Who gave and who took
There was no “giving in” by the RBI. It was the Indian government which gave in. Was there a change of heart on the part of the government? No doubt, the impending elections are looming large. There has been widespread criticism of the present Indian government as well. They included former deputy governors of RBI including Rakesh Mohan along with former IMF economists including Easwar Prasad. The IMF quietly made it known that it was watching what was going on. They did not take sides any way. The GOI or the ruling coalition came to realise that economic matters of sophisticated nature, such as central bank independence cannot be taken to streets for forcing a decision. The public is not interested in any intellectual debate. They cannot be swayed by emotions.

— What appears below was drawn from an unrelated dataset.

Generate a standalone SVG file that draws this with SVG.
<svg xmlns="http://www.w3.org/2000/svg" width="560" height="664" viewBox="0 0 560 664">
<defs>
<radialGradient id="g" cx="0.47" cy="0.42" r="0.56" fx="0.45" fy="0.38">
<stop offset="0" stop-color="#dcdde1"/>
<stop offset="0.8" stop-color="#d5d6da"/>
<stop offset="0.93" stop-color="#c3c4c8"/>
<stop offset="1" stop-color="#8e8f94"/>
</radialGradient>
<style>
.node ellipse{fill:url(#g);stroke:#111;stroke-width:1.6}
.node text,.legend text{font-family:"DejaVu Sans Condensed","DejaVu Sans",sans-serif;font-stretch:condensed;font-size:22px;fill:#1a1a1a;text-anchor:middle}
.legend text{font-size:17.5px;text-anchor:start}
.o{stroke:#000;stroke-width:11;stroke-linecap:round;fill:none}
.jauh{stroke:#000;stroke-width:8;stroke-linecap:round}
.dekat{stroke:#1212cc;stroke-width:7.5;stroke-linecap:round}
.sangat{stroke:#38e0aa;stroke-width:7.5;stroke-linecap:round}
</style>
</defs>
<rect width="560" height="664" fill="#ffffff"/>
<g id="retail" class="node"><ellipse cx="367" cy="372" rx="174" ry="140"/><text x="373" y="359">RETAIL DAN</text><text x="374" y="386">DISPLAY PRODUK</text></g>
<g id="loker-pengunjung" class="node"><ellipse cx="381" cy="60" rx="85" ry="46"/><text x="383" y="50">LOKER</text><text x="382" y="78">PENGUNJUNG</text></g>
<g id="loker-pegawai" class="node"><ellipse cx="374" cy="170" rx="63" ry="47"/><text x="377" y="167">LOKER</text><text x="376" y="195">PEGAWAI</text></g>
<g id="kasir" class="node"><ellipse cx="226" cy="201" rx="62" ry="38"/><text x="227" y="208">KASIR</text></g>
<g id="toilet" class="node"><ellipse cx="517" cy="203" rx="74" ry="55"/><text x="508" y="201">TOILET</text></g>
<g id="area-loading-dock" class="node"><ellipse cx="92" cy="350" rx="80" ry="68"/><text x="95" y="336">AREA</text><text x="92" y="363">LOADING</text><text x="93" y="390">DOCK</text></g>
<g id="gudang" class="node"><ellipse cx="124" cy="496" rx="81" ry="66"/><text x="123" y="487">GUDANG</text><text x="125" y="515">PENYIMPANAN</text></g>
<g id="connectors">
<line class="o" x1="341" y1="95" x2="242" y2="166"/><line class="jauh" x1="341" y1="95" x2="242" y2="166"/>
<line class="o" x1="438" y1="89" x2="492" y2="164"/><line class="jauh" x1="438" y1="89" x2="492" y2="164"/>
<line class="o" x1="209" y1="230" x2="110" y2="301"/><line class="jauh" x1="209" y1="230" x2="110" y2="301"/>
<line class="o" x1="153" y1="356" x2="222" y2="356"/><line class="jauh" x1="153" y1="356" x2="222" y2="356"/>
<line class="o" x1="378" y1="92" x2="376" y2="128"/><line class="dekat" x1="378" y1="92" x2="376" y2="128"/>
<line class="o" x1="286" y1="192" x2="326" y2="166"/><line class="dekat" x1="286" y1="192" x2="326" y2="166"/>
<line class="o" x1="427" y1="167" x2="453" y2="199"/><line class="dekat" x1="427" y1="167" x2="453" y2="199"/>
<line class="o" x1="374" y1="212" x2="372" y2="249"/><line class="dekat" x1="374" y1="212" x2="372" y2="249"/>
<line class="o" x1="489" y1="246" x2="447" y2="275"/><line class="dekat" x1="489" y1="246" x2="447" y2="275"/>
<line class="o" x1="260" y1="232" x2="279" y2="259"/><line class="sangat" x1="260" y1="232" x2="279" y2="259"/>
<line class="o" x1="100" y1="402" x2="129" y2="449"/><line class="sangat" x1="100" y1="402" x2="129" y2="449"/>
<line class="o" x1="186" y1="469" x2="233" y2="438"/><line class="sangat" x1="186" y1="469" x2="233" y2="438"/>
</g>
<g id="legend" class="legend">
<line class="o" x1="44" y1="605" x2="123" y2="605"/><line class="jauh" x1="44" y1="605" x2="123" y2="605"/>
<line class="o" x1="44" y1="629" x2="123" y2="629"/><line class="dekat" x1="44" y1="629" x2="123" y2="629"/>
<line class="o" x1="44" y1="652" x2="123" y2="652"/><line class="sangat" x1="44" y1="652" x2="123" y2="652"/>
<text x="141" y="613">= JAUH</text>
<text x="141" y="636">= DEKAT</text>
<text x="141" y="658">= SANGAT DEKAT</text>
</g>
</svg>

Above all, the concern of the government must have been with the rating by international credit agencies and of course the ranking by World Bank and other institutions. GOI now knows foreign direct and portfolio investment inflows are dependent on such ratings and rankings in economic governance. Having improved its ranking early this month in “Ease of Doing Business” early this month to reach 77th rank by jumping 23 places, some wisdom would have dawned on the part of sarkari economic gurus and of course the party ideologues who have been inducted in the RBI Board recently.
Institutions under stress
It seems that institutional stress is on the rise. The current crises in the Central Bureau of Investigation with the Director and the Special Director accusing each other of bribery; and the intervention by the Supreme Court has raised a question on the independence of Central Vigilance Commission and the integrity of the Intelligence Bureau and Research and Analysis have been hitting the news headlines consistently. All these occurrences might shake people’s faith in the government. The current events led former President Pranab Mukherjee to say at a conference organised by the Pranab Mukherjee Foundation, “In the recent past, various institutions have come under stress. There is widespread cynicism and disillusionment.”